If you hire a robot to help you move into your new apartment, you won't have to send out for pizza. But you will have to give the robot a system for figuring out where things go. The best approach, according to Cornell researchers, is to ask "How will humans use this?"
Researchers in the Personal Robotics Lab of Ashutosh Saxena, assistant professor of computer science, have already taught robots to identify common objects, pick them up and place them stably in appropriate locations. Now they've added the human element by teaching robots to "hallucinate" where and how humans might stand, sit or work in a room, and place objects in their usual relationship to those imaginary people.
Their work will be reported at the International Symposium on Experimental Robotics, June 21 in Quebec, and the International Conference of Machine Learning, June 29 in Edinburgh, Scotland.
Previous work on robotic placement, the researchers note, has relied on modeling relationships between objects. A keyboard goes in front of a monitor, and a mouse goes next to the keyboard. But that doesn't help if the robot puts the monitor, keyboard and mouse at the back of the desk, facing the wall.
|Above left, random placing of objects in a scene puts food on the floor, shoes on the desk and a laptop teetering on the top of the fridge. Considering the relationships between objects (upper right) is better, but he laptop is facing away from a potential user and the food higher than most humans would like. Adding human context (lower left) makes things more accessible. Lower right: how an actual robot carried it out.|
Relating objects to humans not only avoids such mistakes but also makes computation easier, the researchers said, because each object is described in terms of its relationship to a small set of human poses, rather than to the long list of other objects in a scene. A computer learns these relationships by observing 3-D images of rooms with objects in them, in which it imagines human figures, placing them in practical relationships with objects and furniture.

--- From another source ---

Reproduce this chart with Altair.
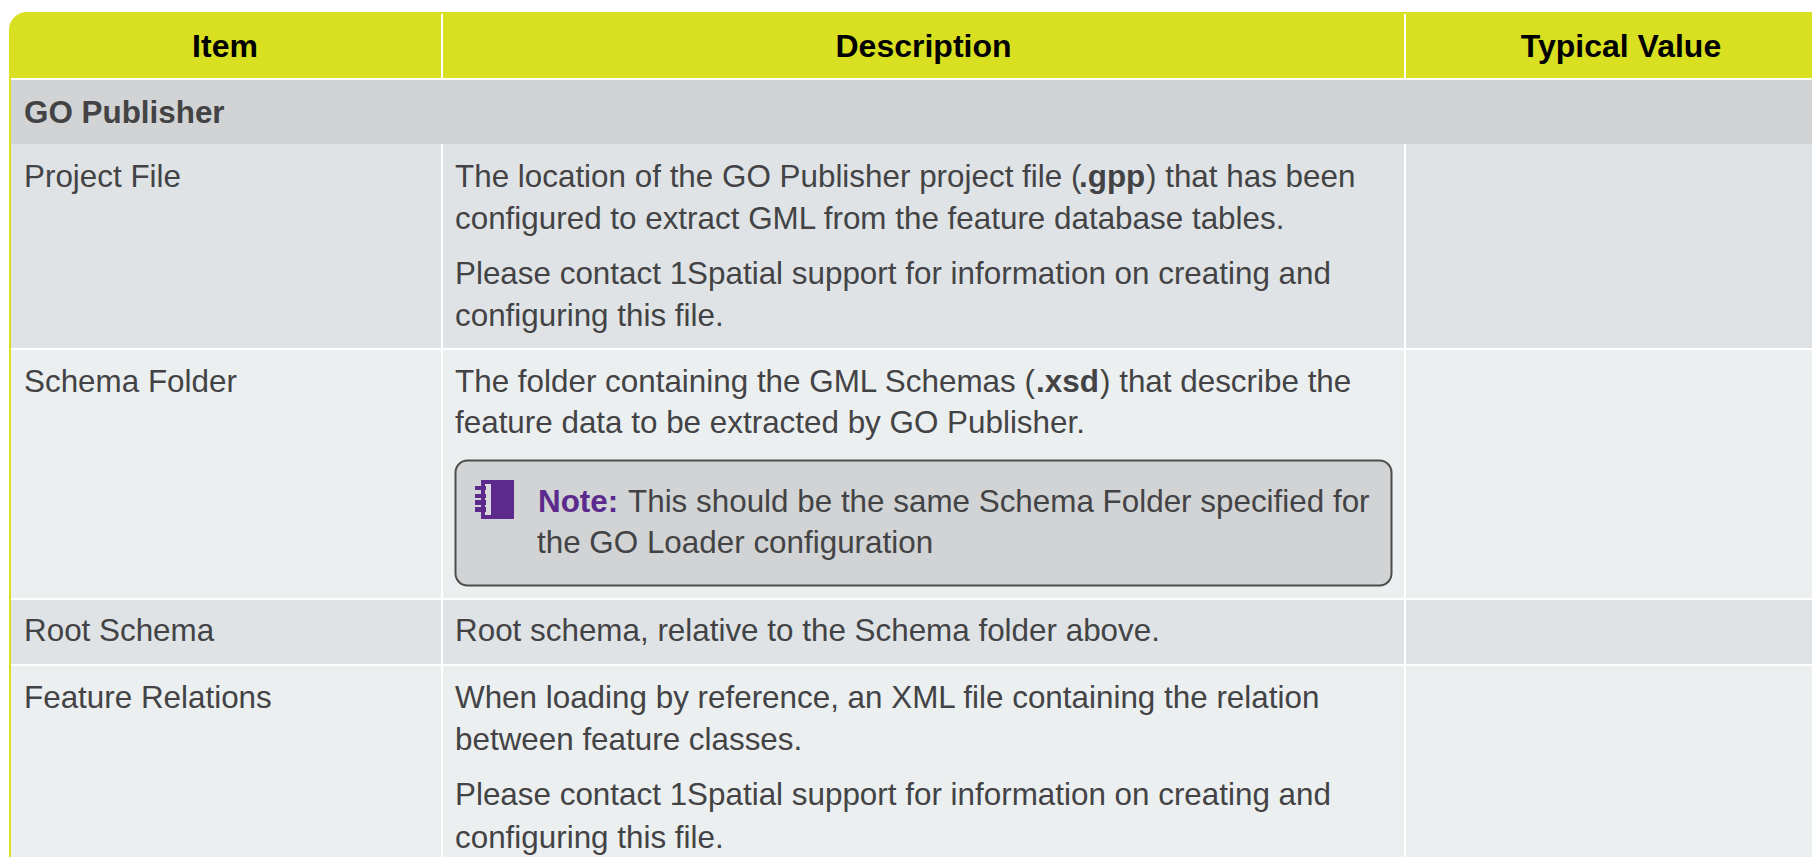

You don't don't put a sitting person where there is no chair. You can put a sitting person on top of a bookcase, but there are no objects there for the person to use, so that''s ignored. It The computer calculates the distance of objects from various parts of the imagined human figures, and notes the orientation of the objects.
Eventually it learns commonalities: There are lots of imaginary people sitting on the sofa facing the TV, and the TV is always facing them. The remote is usually near a human's reaching arm, seldom near a standing person's feet. "It is more important for a robot to figure out how an object is to be used by humans, rather than what the object is. One key achievement in this work is using unlabeled data to figure out how humans use a space," Saxena said.
In a new situation the a robot places human figures in a 3-D image of a room, locating them in relation to objects and furniture already there. "It puts a sample of human poses in the environment, then figures out which ones are relevant and ignores the others," Saxena explained. It decides where new objects should be placed in relation to the human figures, and carries out the action.
The researchers tested their method using images of living rooms, kitchens and offices from the Google 3-D Warehouse, and later, images of local offices and apartments. Finally, they programmed a robot to carry out the predicted placements in local settings. Volunteers who were not associated with the project rated the placement of each object for correctness on a scale of 1 to 5.
Comparing various algorithms, the researchers found that placements based on human context were more accurate than those based solely in relationships between objects, but the best results of all came from combining human context with object-to-object relationships, with an average score of 4.3. Some tests were done in rooms with furniture and some objects, others in rooms where only a major piece of furniture was present. The object-only method performed significantly worse in the latter case because there was no context to use. "The difference between previous works and our [human to object] method was significantly higher in the case of empty rooms," Saxena reported.
The research was supported by a Microsoft Faculty Fellowship and a gift from Google. Marcus Lin, M.Eng. '12, received an Academic Excellence Award from the Department of Computer Science in part for his work on this project.